Quidel also snagged a pair of awards from the initiative. One went to a real-time PCR platform intended for use in hospitals and urgent care clinics that can detect COVID, RSV and the flu in less than 25 minutes and could eventually be expanded to test for up to 12 infections at once. Quidel’s other RADx grant went to a combination point-of-care lateral flow test that spots both coronavirus and the flu within 15 minutes.
The other newly NIH-backed technologies include a nanoelectronic biosensor from Palogen that can detect COVID within just three minutes. There’s also a smartphone-connected antigen test from Clip Health that uses glow-in-the-dark nanomaterials to diagnose COVID and the flu in 15 minutes, plus more from Detect, Ellume, LumiraDx, UCLA, Princeton BioMeditech and Uh-Oh Labs, which will hopefully prove its name wrong with the successful deployment of its portable and reusable testing device.

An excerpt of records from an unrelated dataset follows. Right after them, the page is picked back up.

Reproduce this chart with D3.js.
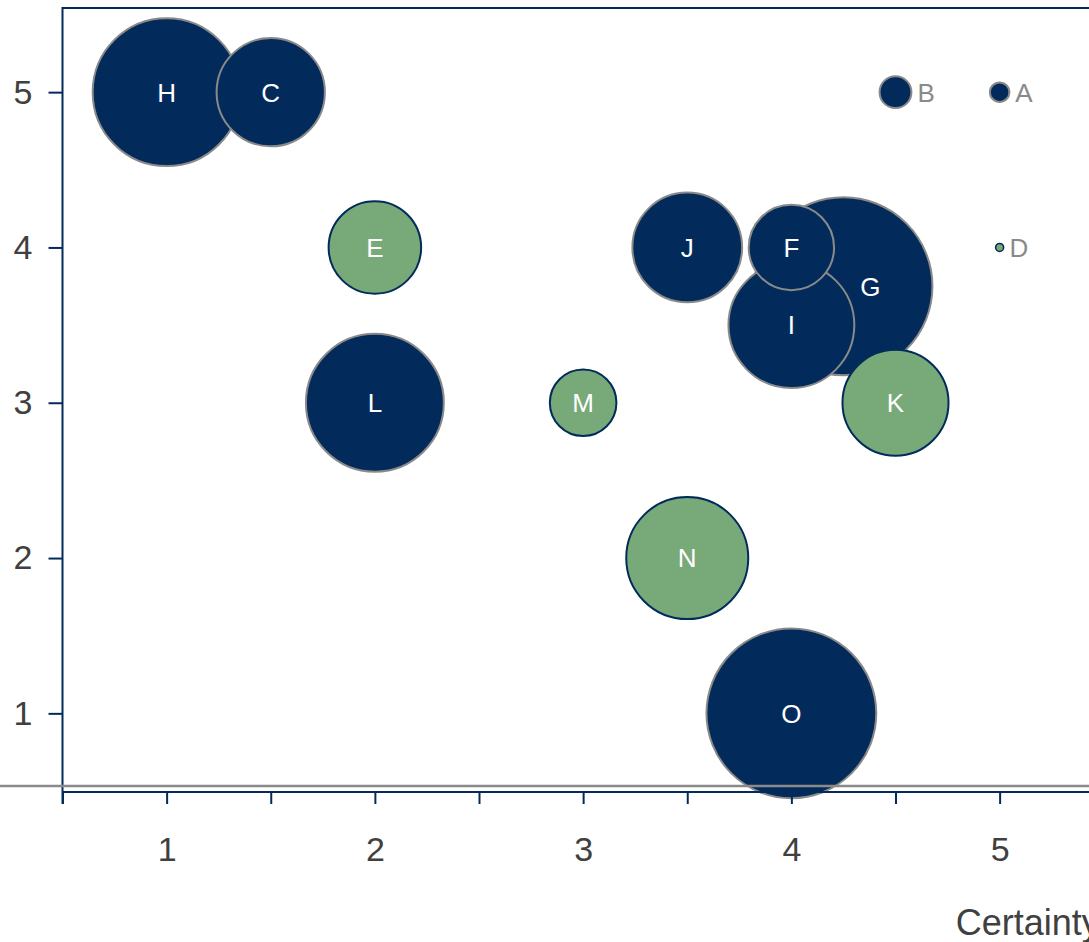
<!DOCTYPE html>
<html>
<head>
<meta charset="utf-8">
<script src="https://cdn.jsdelivr.net/npm/d3@7.9.0/dist/d3.min.js"></script>
<style>
  body { margin: 0; background: #fff; }
  svg { display: block; font-family: "Liberation Sans", Arial, sans-serif; }
</style>
</head>
<body>
<svg id="chart" width="1089" height="942"></svg>
<script>
// bubble data
const names  = ['A', 'B', 'C', 'D', 'E', 'F', 'G', 'H', 'I', 'J', 'K', 'L', 'M', 'N', 'O'];
const certainty = [5, 4.5, 1.5, 5, 2, 4, 4.25, 1, 4, 3.5, 4.5, 2, 3, 3.5, 4];
const impact    = [5, 5, 5, 4, 4, 4, 3.75, 5, 3.5, 4, 3, 3, 3, 2, 1];
const sizes     = [1.2, 3.2, 37, 0.2, 27, 23, 100, 69, 50, 38, 35.5, 60, 14, 47, 91];
const groups    = ['navy', 'navy', 'navy', 'green', 'green', 'navy', 'navy', 'navy', 'navy', 'navy', 'green', 'navy', 'green', 'green', 'navy'];

const xTicks = [1, 2, 3, 4, 5];
const yTicks = [1, 2, 3, 4, 5];
const xTitle = 'Certainty';

const navy = '#022b5b';
const green = '#78a978';
const grey = '#8a8a8a';

const svg = d3.select('#chart');

const x = d3.scaleLinear().domain([0.5, 5.5]).range([62.5, 1103.75]);
const y = d3.scaleLinear().domain([0.5, 5.5]).range([791, 14.5]);
const r = d3.scaleSqrt().domain([0, 100]).range([0, 89]);

const data = names.map((n, i) => ({
  name: n, cx: certainty[i], cy: impact[i], size: sizes[i], group: groups[i]
})).sort((a, b) => b.size - a.size); // big ones underneath

// frame: top line
svg.append('line')
  .attr('x1', 62.5).attr('x2', 1089).attr('y1', 8).attr('y2', 8)
  .attr('stroke', navy).attr('stroke-width', 2);

// bubbles
const bubbles = svg.append('g');
bubbles.selectAll('circle')
  .data(data)
  .join('circle')
  .attr('cx', d => x(d.cx))
  .attr('cy', d => y(d.cy))
  .attr('r', d => r(d.size))
  .attr('fill', d => d.group === 'green' ? green : navy)
  .attr('stroke', d => d.group === 'green' ? navy : grey)
  .attr('stroke-width', d => d.size < 1 ? 1.6 : 2);

// labels: white inside big bubbles, grey beside small ones
const labelShift = { G: 27 };
bubbles.selectAll('text')
  .data(data)
  .join('text')
  .attr('x', d => r(d.size) < 20 ? x(d.cx) + r(d.size) + 6 : x(d.cx) + (labelShift[d.name] || 0))
  .attr('y', d => y(d.cy))
  .attr('dy', '0.36em')
  .attr('text-anchor', d => r(d.size) < 20 ? 'start' : 'middle')
  .attr('fill', d => r(d.size) < 20 ? grey : '#fff')
  .attr('font-size', 26)
  .text(d => d.name);

// y axis
const yAxis = svg.append('g')
  .attr('transform', 'translate(62.5,0)')
  .call(d3.axisLeft(y).tickValues(yTicks).tickSize(14).tickPadding(16).tickFormat(d3.format('d')));
yAxis.select('.domain').attr('d', 'M0,7V804');

// x axis
const xAxis = svg.append('g')
  .attr('transform', 'translate(0,792)')
  .call(d3.axisBottom(x).tickValues(d3.range(0.5, 5.51, 0.5)).tickSize(12).tickPadding(33)
    .tickFormat(d => Number.isInteger(d) && xTicks.includes(d) ? d : ''));
xAxis.select('.domain').attr('d', 'M62.5,0H1089');

svg.selectAll('.domain').attr('stroke', navy).attr('stroke-width', 2);
svg.selectAll('.tick line').attr('stroke', navy).attr('stroke-width', 2);
svg.selectAll('.tick text')
  .attr('fill', '#404040')
  .attr('font-size', 34)
  .attr('font-family', '"Liberation Sans", Arial, sans-serif');

// grey reference line over the bubbles
svg.append('line')
  .attr('x1', 0).attr('x2', 1089)
  .attr('y1', 786).attr('y2', 786)
  .attr('stroke', grey).attr('stroke-width', 2.5);

// axis title, clipped at the right edge like the original
svg.append('text')
  .attr('x', x(5.5) - 4)
  .attr('y', 935)
  .attr('text-anchor', 'end')
  .attr('fill', '#404040')
  .attr('font-size', 36)
  .text(xTitle);
</script>
</body>
</html>
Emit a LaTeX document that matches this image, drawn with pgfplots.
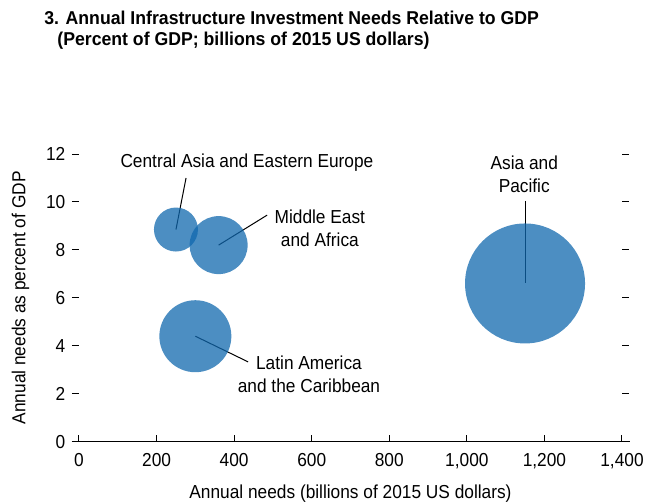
\documentclass[border=0pt]{standalone}
\usepackage{pgfplots}
\pgfplotsset{compat=1.18}
\usepackage{fontspec}
\setmainfont{Liberation Sans}[FakeStretch=0.92]
\newfontfamily\titlefont{Liberation Sans}[FakeStretch=0.95]
\definecolor{bub}{RGB}{16,104,174}
\begin{document}
\fontsize{9.4}{11.5}\selectfont
\begin{tikzpicture}
\useasboundingbox (0,0) rectangle (322.5pt,-252pt);
\node[anchor=base west,font=\titlefont\fontsize{9.3}{11}\selectfont\bfseries,inner sep=0pt] at (22pt,-12pt) {3. Annual Infrastructure Investment Needs Relative to GDP};
\node[anchor=base west,font=\titlefont\fontsize{9.3}{11}\selectfont\bfseries,inner sep=0pt] at (28.5pt,-22.5pt) {(Percent of GDP; billions of 2015 US dollars)};
\begin{axis}[
  at={(39.5pt,-220.85pt)}, anchor=south west,
  scale only axis, width=271.5pt, height=143.85pt,
  xmin=0,xmax=1400,ymin=0,ymax=12,
  xtick={0,200,...,1400}, ytick={0,2,...,12},
  separate axis lines, axis line style={draw=none},
  xtick pos=lower, xtick align=inside,
  ytick pos=both, ytick align=outside, yticklabel pos=lower,
  major tick length=3.5pt,
  tick style={black, line width=0.5pt},
  /pgf/number format/assume math mode=true,
  /pgf/number format/1000 sep={,},
  xlabel={Annual needs (billions of 2015 US dollars)},
  ylabel={Annual needs as percent of GDP},
  ticklabel style={font=\fontsize{9.4}{11.5}\selectfont},
  xticklabel style={yshift=-2.5pt},
  label style={font=\fontsize{9.4}{11.5}\selectfont},
  xlabel style={yshift=-1.5pt},
  ylabel style={yshift=2pt},
  clip=false,
]
\draw[black, line width=0.5pt] ([xshift=-3.5pt]rel axis cs:0,0) -- ([xshift=4pt]rel axis cs:1,0);
\addplot[draw=none, only marks, mark=*, mark size=11pt, mark options={draw opacity=0, fill=bub, fill opacity=0.75}] coordinates {(250,8.85)};
\addplot[draw=none, only marks, mark=*, mark size=14.5pt, mark options={draw opacity=0, fill=bub, fill opacity=0.75}] coordinates {(360,8.2)};
\addplot[draw=none, only marks, mark=*, mark size=18pt, mark options={draw opacity=0, fill=bub, fill opacity=0.75}] coordinates {(300,4.4)};
\addplot[draw=none, only marks, mark=*, mark size=30pt, mark options={draw opacity=0, fill=bub, fill opacity=0.75}] coordinates {(1150,6.6)};
\draw[black, line width=0.5pt] (axis cs:276,11.0) -- (axis cs:250,8.85);
\draw[black, line width=0.5pt] (axis cs:485,9.45) -- (axis cs:360,8.2);
\draw[black, line width=0.5pt] (axis cs:436,3.33) -- (axis cs:300,4.4);
\draw[black, line width=0.5pt] (axis cs:1150,10.04) -- (axis cs:1150,6.6);
\node[align=center] at (axis cs:433,11.66) {Central Asia and Eastern Europe};
\node[align=center] at (axis cs:621,8.9) {Middle East\\and Africa};
\node[align=center] at (axis cs:593,2.82) {Latin America\\and the Caribbean};
\node[align=center] at (axis cs:1148,11.16) {Asia and\\Pacific};
\end{axis}
\end{tikzpicture}
\end{document}
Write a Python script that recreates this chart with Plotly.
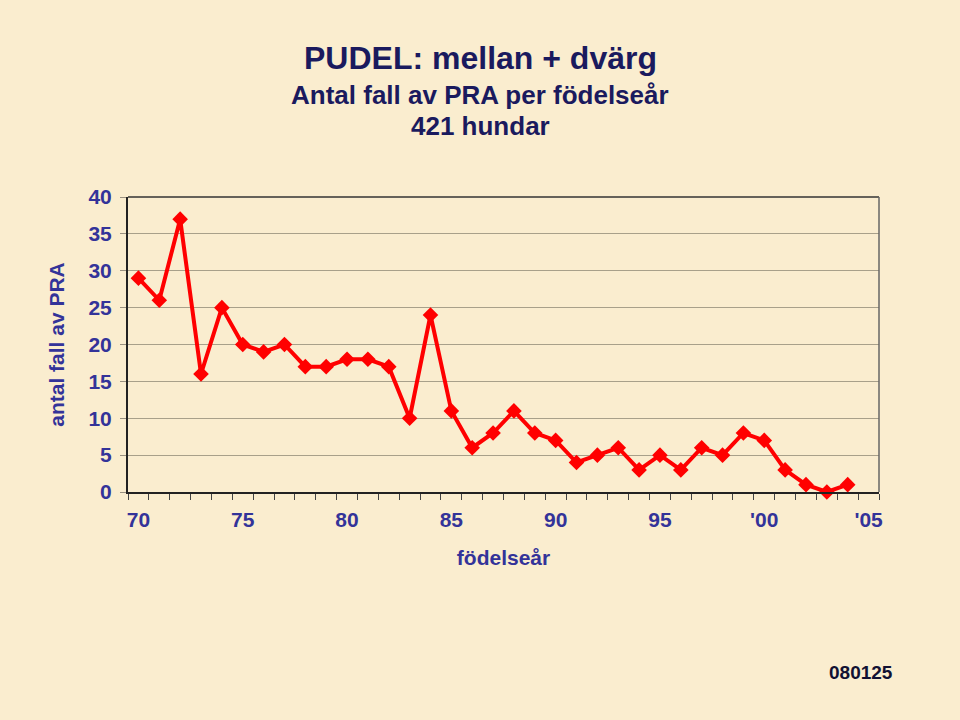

“These technologies represent important innovations to address the need for ready access to rapid, low-cost tests everywhere in the country, including in every home,” said Bruce Tromberg, Ph.D., director of the NIH’s National Institute of Biomedical Imaging and Bioengineering and lead for the RADx Tech segment. “The potential to test simultaneously for multiple types of infection at the point of care is a new frontier that we hope to advance and could be a major step toward transforming U.S. healthcare.”